The story of the woman taken in adultery follows on very well from last week’s parable of the Prodigal Son. We are even permitted to think that this story’s original place might have been the Gospel of St. Luke, rather than that of St. John. Our text is set in canonical scripture at the beginning of St. John’s eighth Chapter. But it’s lacking there in the earliest Greek manuscripts. In some early manuscripts it’s found in St. Luke, as an appendix. In others it’s found elsewhere in John. But the Latin textual tradition has it here. This tradition coalesced into the Latin Vulgate, which was the reference point for the final fixing of the Scriptural canon at the time of the Council of Trent in the 16th century.
Last week anyway we heard the accusation: This man welcomes sinners, and eats with them. The response of Jesus to that was actually an implicit claim to Messiahship, and even to divine status. Because the Pharisees were actually right. Any observant Jew of the time should indeed keep the law of Moses, and avoid the company of public sinners. But Jesus boldly shared table fellowship with them, because he claimed to be their Redeemer. He could not be contaminated, made unclean by them. Not only did he personally have no sin. As the second Adam, greater than the first, he even had no ability to sin. Whereas on the contrary, his very presence among these sinners had the power to cleanse, purify and heal.
So also with today’s Gospel. Jesus is here quite brutally confronted by the reality of sin. Let us assume that this woman is guilty, and has truly been caught by witnesses. What will Jesus do about it? Will he go against Moses, and thereby show himself to be unfaithful, disobedient to the Law? If he refuses to punish, will he effectively condone, or even trivialise sin?
No indeed. In fact, Jesus alone truly has the right to pronounce the sentence of condemnation. He is our final Judge. He came in order to deal with sin, in a way the law could not (cf. Rm 8:3). But also Jesus alone has the right to pronounce a sentence of mercy, because by his blood he has washed away the guilt of all human sin. In the words of St. John, Jesus came into the world not to condemn the world, but so that through him the world might be saved (3:17).

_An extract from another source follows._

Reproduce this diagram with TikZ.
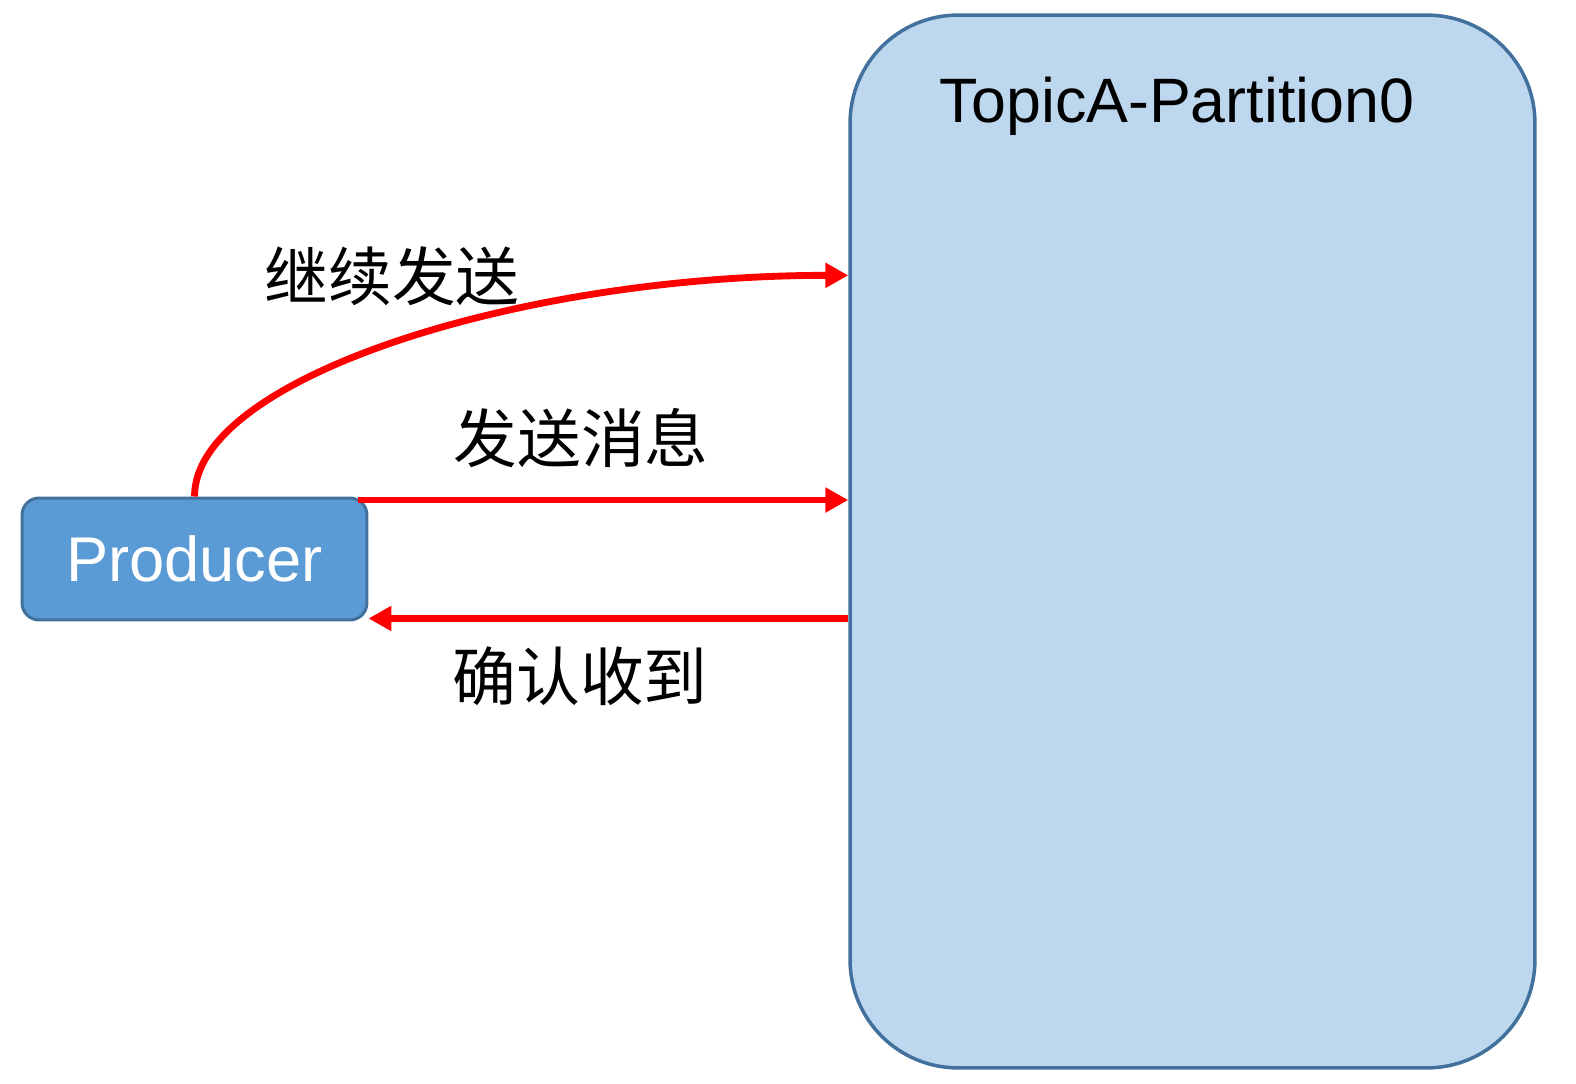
\documentclass[tikz,border=0pt]{standalone}
\usepackage{fontspec}
\setmainfont{Liberation Sans}
\newfontfamily\cjk{Noto Sans CJK SC}
\usetikzlibrary{arrows.meta,calc}
\definecolor{partfill}{HTML}{BDD7EE}
\definecolor{partdraw}{HTML}{41719C}
\definecolor{prodfill}{HTML}{5B9BD5}
\definecolor{arrred}{HTML}{FF0000}
\tikzset{
  partbox/.style={draw=partdraw, fill=partfill, line width=2pt, rounded corners=2.16cm,
    rectangle, minimum width=13.7cm, minimum height=21.06cm, inner sep=0pt},
  prodbox/.style={draw=partdraw, fill=prodfill, line width=1.7pt, rounded corners=0.34cm,
    rectangle, minimum width=6.9cm, minimum height=2.44cm, inner sep=0pt,
    text=white, font=\fontsize{36pt}{40pt}\selectfont},
  titletext/.style={inner sep=0pt, anchor=base, font=\fontsize{35.7pt}{40pt}\selectfont},
  cjklabel/.style={inner sep=0pt, anchor=center, font=\cjk\fontsize{36.3pt}{40pt}\selectfont},
  redarrow/.style={draw=arrred, line width=3.9pt, -{Triangle[length=13pt,width=13.5pt]}},
}
\begin{document}
\begin{tikzpicture}[x=0.02cm, y=-0.02cm]
\useasboundingbox (0,0) rectangle (1576,1084);
\node[partbox] (part) at (1192.5,541.5) {};
\node[titletext] (title) at (1177,123) {TopicA-Partition0};
\node[prodbox] (prod) at (194.5,559) {Producer};
\node[cjklabel] (l1) at (392,276) {继续发送};
\node[cjklabel] (l2) at (581,438) {发送消息};
\node[cjklabel] (l3) at (580,676) {确认收到};
\coordinate (s1) at ($(prod.north east)+(-10,3.5)$);
\coordinate (a1) at ($(prod.south east)+(0,-3)$);
\coordinate (c2) at ($(part.north west)+(0,262)$);
\draw[redarrow] (s1) -- (s1 -| part.west);
\draw[redarrow] (a1 -| part.west) -- (a1);
\draw[redarrow] (prod.north) .. controls +(0,-118) and +(-330,0) .. (c2);
\end{tikzpicture}
\end{document}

Confronted by this horrible scene, Jesus bent down to write. The gesture is not explained, so ultimately must remain mysterious. But certainly it made the accusers feel uneasy. Surely it was somehow a sign of his authority, and of the wisdom that would transcend all their clever traps? Perhaps there could be an implicit reference here to the text of Scripture which says that the Law was written “by the finger of God” (Exodus 31:18)? Scripture also says both that the names of the Saints are written in heaven (Luke 10:20), and the names of sinners are written in the dust (cf. Jeremiah 17:13). Anyway as Jesus writes, one by one the accusers withdraw.
At the end Jesus and the woman are left alone together. He asks her: Woman, where are they? Has no one condemned you? I find these words so very moving. They are spoken by the one who is himself Truth; who sees us through and through; who uniquely understands the horror of what sin is. Yet also his name is Divine Mercy. We’re reminded here of that stirring passage at the end of the eighth Chapter of Romans, where St. Paul cries out: Who shall bring any charge against God’s elect? It is God who justifies. Who then will condemn?
On the Last Day, each of us will stand, as it were, with this woman, naked and exposed in all our sinfulness before Jesus. All of us without any exception are sinners. None of us would dare stand on our own righteousness. On That Day, all our excuses will fall away. But so also will all the nasty accusations of those who want to do us down. And in the words of Jesus to this woman, we can hear pronounced over us the sentence of grace and mercy. Far from pronouncing these words lightly, Jesus does so at the cost of his own life.
St. Ambrose remarks that the Pharisees do not want to be found in the company of Jesus. So they are the ones who land up finally condemned. But this woman does remain with him, and so she can be set free. Of course she must not sin again. But now, as St. Ambrose remarks, where punishment could only destroy, grace will be able to amend, to convert, to make of a sinner a Saint.
In these coming holy days, with the whole Church we enter more deeply, and in a more focussed way, into the mystery of the Lord’s suffering and death. We follow him to Calvary. There we stand with him. We claim the power of his blood. We declare that we belong to him, and place all our hope in him. For in Him alone is all our hope of redemption, of salvation, of freedom from sin, of being found at last righteous before God, of forgiveness, of mercy, and of eternal life.